Wednesday, August 29, 2012

Don't Panic!







This, ironically, is from a Kodak blog.  They just announced the other day that what is left of the company is trying to sell of its still film products division.  This makes me sad.

It makes me sad in a bunch of ways.  For one thing, there's the obvious loss of another lovely thing in the world.  The tragic but inevitable demise of Kodachrome was bad enough, but that stuff was grossly expensive to make and especially to process.  Yeah, the color was wonderful, but it was a 1920s solution to the problem, rich and glorious but antiquated and, in the end, impractical.

So why, you're now asking with a predatory gleam in your eye, am I calling for the preservation of Tri-X?  Isn't that a 1950s solution to a problem that no longer exists?  (How does one get pictures for half-tone reproduction in newspapers in normal room light?)  Well, yeah.  But it was a helluva' solution, one that was so good that it ended up solving a bunch of other questions too, like how does one get nice candid pictures quickly and easily with simple equipment and exposure by eye?  I mean, TX is incredibly generous in its tonal range, and really dependable once you get used to it.  Depending on how you treat it, and the quality of the light, it can be almost as smooth as lower ISO films or as grainy and gritty as you want.

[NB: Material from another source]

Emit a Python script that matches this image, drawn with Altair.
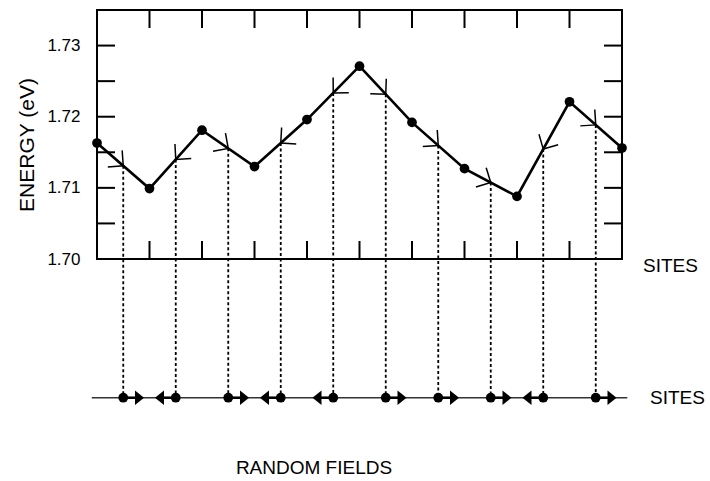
import math
import altair as alt
import pandas as pd

# ---------------- data ----------------
sites = [0, 1, 2, 3, 4, 5, 6, 7, 8, 9, 10]
energy = [1.7163, 1.7099, 1.7181, 1.7130, 1.7196, 1.7271,
          1.7192, 1.7127, 1.7088, 1.7221, 1.7156]
x_tick_values = [1, 2, 3, 4, 5, 6, 7, 8, 9]
y_tick_values = [1.705, 1.71, 1.715, 1.72, 1.725, 1.73]
y_label_values = [1.70, 1.71, 1.72, 1.73]
field_level = 1.6805           # energy-axis level of the random-field line
field_line_x = [-0.1, 10.1]
x_domain = [0, 10]
y_domain = [1.70, 1.735]

# ---------------- layout ----------------
W, H = 525, 249
TICK = 18
FONT = "Liberation Sans"
ARROW_OFFSET = 0.31

px_x = W / (x_domain[1] - x_domain[0])
px_y = H / (y_domain[1] - y_domain[0])

pts = pd.DataFrame({"site": sites, "energy": energy})

mids = []
for i in range(len(sites) - 1):
    e0, e1 = energy[i], energy[i + 1]
    xm = (sites[i] + sites[i + 1]) / 2
    em = (e0 + e1) / 2
    dy_pix = -(e1 - e0) * px_y
    ang = math.degrees(math.atan2(dy_pix, px_x))
    direction = 1
    if e1 > e0:
        ang += 180
        direction = -1
    mids.append({"x": xm, "e": em, "angle": ang % 360, "dir": direction,
                 "level": field_level,
                 "xa": xm + direction * ARROW_OFFSET,
                 "tri_angle": 0 if direction == 1 else 180})
mid_df = pd.DataFrame(mids)

xs = alt.Scale(domain=x_domain, nice=False, zero=False)
ys = alt.Scale(domain=y_domain, nice=False, zero=False)

X = lambda f: alt.X(f, type="quantitative", scale=xs, axis=None)

base_axis = alt.Axis(values=y_label_values, format=".2f", labelFontSize=17,
                     labelFont=FONT, labelColor="black", ticks=False,
                     tickSize=0, domain=False, grid=False, labelPadding=17,
                     title=None)

one = pd.DataFrame({"a": [0]})

# frame
frame = alt.Chart(one).mark_rect(fill="white", fillOpacity=0, stroke="black",
                                 strokeWidth=2).encode(
    x=alt.value(0), x2=alt.value(W), y=alt.value(0), y2=alt.value(H))

# energy curve
line = alt.Chart(pts).mark_line(color="black", strokeWidth=2.6).encode(
    x=X("site"),
    y=alt.Y("energy:Q", scale=ys, axis=base_axis),
)
dots = alt.Chart(pts).mark_point(filled=True, color="black", size=95,
                                 opacity=1, shape="circle").encode(
    x=X("site"), y=alt.Y("energy:Q", scale=ys))

# chevrons on the curve
chev = alt.Chart(mid_df).mark_point(
    shape="M -1 -1 L 0 0 L -1 1", filled=False, color="black",
    strokeWidth=1.5, size=480, opacity=1).encode(
    x=X("x"), y=alt.Y("e:Q", scale=ys), angle=alt.Angle("angle:Q", scale=None))

# dashed drop lines
drops = alt.Chart(mid_df).mark_rule(color="black", strokeWidth=1.8,
                                    strokeDash=[3, 2.5]).encode(
    x=X("x"), y=alt.Y("e:Q", scale=ys), y2="level:Q")

# frame ticks
tick_df = pd.DataFrame({"t": x_tick_values})
ytick_df = pd.DataFrame({"t": y_tick_values})
top_ticks = alt.Chart(tick_df).mark_rule(color="black", strokeWidth=2).encode(
    x=X("t"), y=alt.value(0), y2=alt.value(TICK))
bot_ticks = alt.Chart(tick_df).mark_rule(color="black", strokeWidth=2).encode(
    x=X("t"), y=alt.value(H), y2=alt.value(H - TICK))
left_ticks = alt.Chart(ytick_df).mark_rule(color="black", strokeWidth=2).encode(
    y=alt.Y("t:Q", scale=ys), x=alt.value(0), x2=alt.value(TICK))
right_ticks = alt.Chart(ytick_df).mark_rule(color="black", strokeWidth=2).encode(
    y=alt.Y("t:Q", scale=ys), x=alt.value(W - TICK), x2=alt.value(W))

# random-field line
fl_df = pd.DataFrame({"x": [field_line_x[0]], "x2": [field_line_x[1]],
                      "level": [field_level]})
field_line = alt.Chart(fl_df).mark_rule(color="#333333", strokeWidth=1.3).encode(
    x=X("x"), x2="x2:Q", y=alt.Y("level:Q", scale=ys))

stems = alt.Chart(mid_df).mark_rule(color="black", strokeWidth=2.6).encode(
    x=X("x"), x2="xa:Q", y=alt.Y("level:Q", scale=ys))
tris = alt.Chart(mid_df).mark_point(
    shape="M -1 -1.6 L 1 0 L -1 1.6 Z", filled=True, color="black",
    size=81, opacity=1).encode(
    x=X("xa"), y=alt.Y("level:Q", scale=ys),
    angle=alt.Angle("tri_angle:Q", scale=None))
fdots = alt.Chart(mid_df).mark_point(filled=True, color="black", size=95,
                                     opacity=1, shape="circle").encode(
    x=X("x"), y=alt.Y("level:Q", scale=ys))

# texts
def label(text, x, y, align="left", angle=0, size=19):
    kw = dict(text=text, align=align, baseline="middle", font=FONT,
              fontSize=size, color="black")
    if angle:
        kw["angle"] = angle
    return alt.Chart(one).mark_text(**kw).encode(
        x=alt.value(x), y=alt.value(y))

t_sites1 = label("SITES", W + 21, H + 7)
t_sites2 = label("SITES", W + 28, H + 139)
t_random = label("RANDOM FIELDS", 217, 458, align="center")
t_energy = label("ENERGY  (eV)", -69, 135, align="center", angle=270, size=21)

chart = alt.layer(
    frame, drops, field_line, stems, tris, fdots,
    top_ticks, bot_ticks, left_ticks, right_ticks,
    line, chev, dots,
    t_sites1, t_sites2, t_random, t_energy,
).properties(
    width=W, height=H,
    autosize=alt.AutoSizeParams(type="none"),
    padding={"left": 97, "top": 10, "right": 88, "bottom": 222},
).configure_view(stroke=None).configure(background="white")

chart.save("out.html", embed_options={"renderer": "svg", "actions": False})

And it's really simple and relatively cheap to process.  All you need is couple of cans and reels, some D-76 and fixer, temperatures somewhere in the relatively comfortable range, and a dark room (preferably a darkroom, but anything from a bathroom at night to a closet will do) and some running water.  Okay, there are a few items on that list, but compared to other films (like the notoriously difficult to process Kodachrome), this is like saying: "Take stick, bang on stone.  You're done!"

Also, there's this whole question of my having shelves full of film cameras.  Once Kodak goes -- and I guess this might be inevitable in some way; look at GAF's film operation now* -- one's left with the feeling that it's a rapidly accelerating decline into oblivion for 35mm acetate-backed roll film.  Then what?  All my precious Leica Ms become, well, beautiful doorstops.

And I really like film.  It's something that's there.  You can hold it up to a window, and review the negatives without any further technical devices required.  (See above rant on simplicity)  And, with reasonable care, it won't go anywhere.  Open the file drawer, the barrister's box, and there they are, the black and white captures of life, a thousandth of a second from 20 or 40 or however many years ago.  Still there, vibrant and frozen in a moment of life.  How cool is that?  One slip of the wrong key, one hard drive crash, and where are your digital pictures?  Don't get me started on the subject of proof sheets ...

So, I guess I have to remember that almost every past form of photography is still practiced somewhere within reason.  There was a Daguerreotype of the Obama inauguration, for God's sake.  Surely someone will still make roll film. 

But what of my beloved Tri-X?




* That link's not a mistake.  GAF, the successor to, in reverse chronological order, Ansco and Scovil and the E. & H. T. Anthony Company, the place where Mathew Brady first learned to make pictures, now makes ... roof tiles.